Dogecoin (DOGE) Sees Epic Surge of $1 Million Transactions, What's Going On?

Dogecoin (DOGE), the eighth-largest cryptocurrency, is experiencing a significant uptick in whale activity. In the past day, a significant surge in $1 million transactions has been seen.

The recent increase in such transactions for Dogecoin suggests that large holders are either accumulating more DOGE or moving substantial amounts of the cryptocurrency for other strategic purposes.

Data from blockchain analytics platforms show that these high-value transactions numbering over 150, involving amounts of over $1 million, have been reported in the last 24 hours.

According to crypto analyst Ali, who cited Santiment data, "Dogecoin whale activity is on the rise. Over 150 DOGE transactions, each exceeding $1 million, have been recorded in the past 24 hours."

Increasing institutional interest in cryptocurrencies, including Dogecoin, could be contributing to the rise in large transactions.
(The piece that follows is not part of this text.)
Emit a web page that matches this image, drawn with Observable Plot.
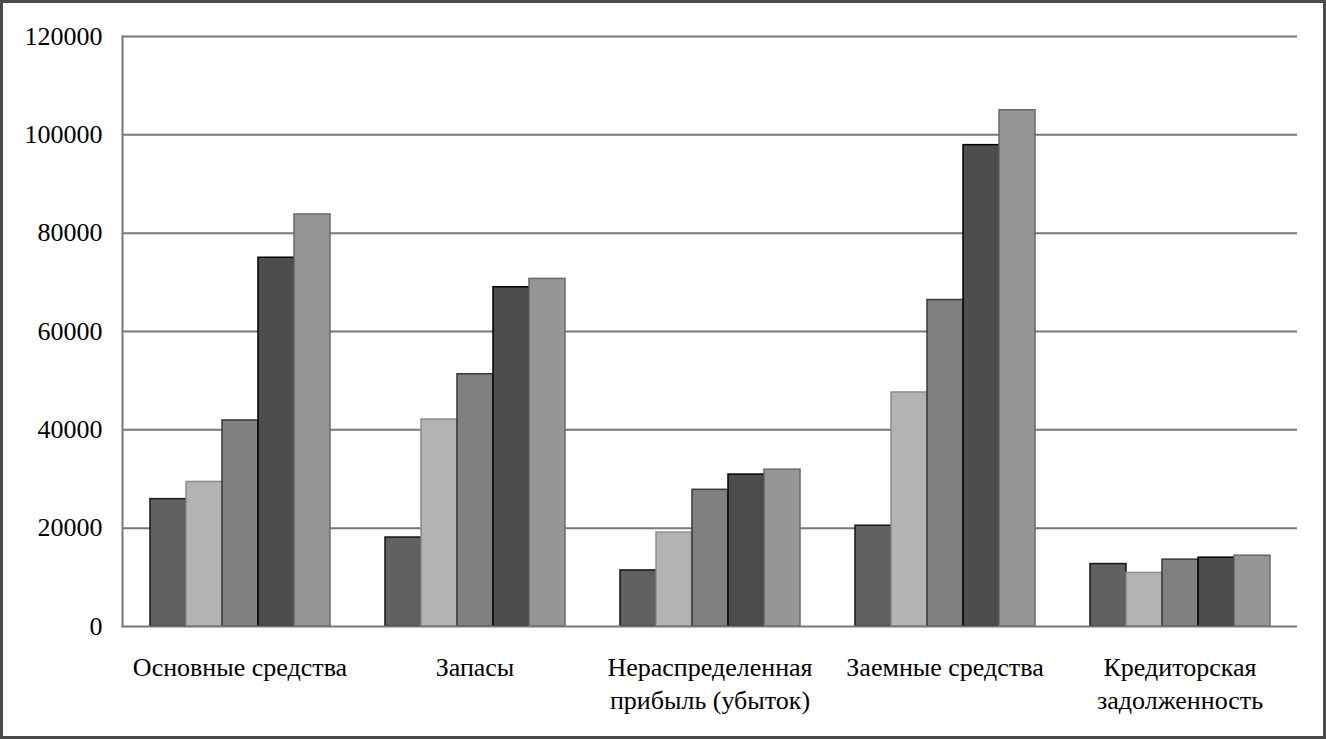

Institutions entering the market often do so with substantial capital, leading to large transaction volumes.

Whales might be positioning themselves for anticipated price movements, either upward or downward, based on market analysis or news.

Dogecoin price action.

At the time of writing, Dogecoin was down 1.38% in the last 24 hours to $0.161. Dogecoin has remained above the 50-day SMA of $0.1547 since late May, indicating strong demand near this level.

If this trend continues, Dogecoin may surpass the short-term barrier of $0.174, which is a crucial mark to monitor. If buyers break through this barrier, Dogecoin might rise to $0.21, and then to $0.23.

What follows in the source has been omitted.